ともかく、いつもなら13時間の地獄のフライト(エジプトエアーはお情けでも酒は出してくれません)を乗り切るために、そして現地の子供に遊戯王アニメのオープニングを見せてほくそ笑むために、10キロもあるノートパソをヨロヨロと下げて行って、機内でしこしことシャダ子エロ小説など書いてるのだが、この度は機内での話し相手がいて荷物も軽くすんでよかった。

それに加えて、さしもの「銀座ママのような心配りのできるY氏(ガイド)とはいえ、さすがに頼めなかったあれやこれやのオタク羞恥プレイ」ができたという意味で、化粧の長いのはまぁ我慢してやるだけのことはあったというものだよね。

(つ・づ・く)

私が原作で最も好きなシーンはコミックス35巻、「ハゲの王を捜して三千里」。
よって王家の谷は古代エジプト人みならず、シャダマニアの現代日本人にとってもある意味聖域。
崖はこのようにけっこう角度的にデンジャラーなもんで、万一足をすべらせようものなら損保会社のお世話になること必至。

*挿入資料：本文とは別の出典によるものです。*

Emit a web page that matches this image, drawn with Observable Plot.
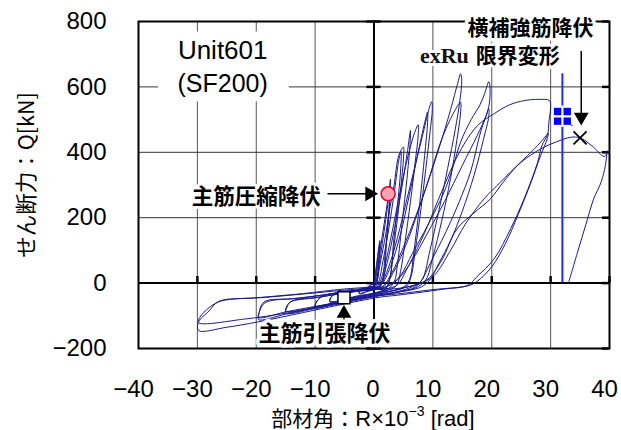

さすがにガイドにもそこらを通りかかった欧米人観光客にも頼めないオタク羞恥プレイ、それは「『ファラオを捜してウロウロ』の現場で遊戯王コミックス35巻を読む」シーンの撮影であった。
座り込んで本を開いた瞬間、気温40度を超える灼熱の谷がいきなりコミケ会場にヘンシーン!
ついでに谷の果てに向かって声を限りに
「萌え〜!」って叫んできたよ。

オタク羞恥プレイその弐。メディネート・ハプでファラオ(ラムセス四世)の玉座に遊戯王風敬礼。え?玉座に近寄りすぎ、不敬罪により城壁から吊してカラスに目ん玉つつかせろですって?
・・・背後に壁が迫っててこれ以上後ろに下がれないんだよっ!(怒)和希チック・エジプトはリアルエジプトの5倍ほどゴージャスなもの。

デルエルメディーナの職人村跡を足を引きずりつつ歩くのは、化粧時間がマリーアントワネット並みに長い妹。
オタク羞恥プレイの記録に一役かってくれた彼女ではあるが、やはり私との間には決定的なモチベーションの差が・・・萌えパワーでテンション最高な私と違って、ノットオタクな妹はあっという間に鬼のような太陽光線と乾燥にバテバテ・・・
どこへ行ってもすぐ泣き入れる妹に、軽い殺意を感じたのはひみつです。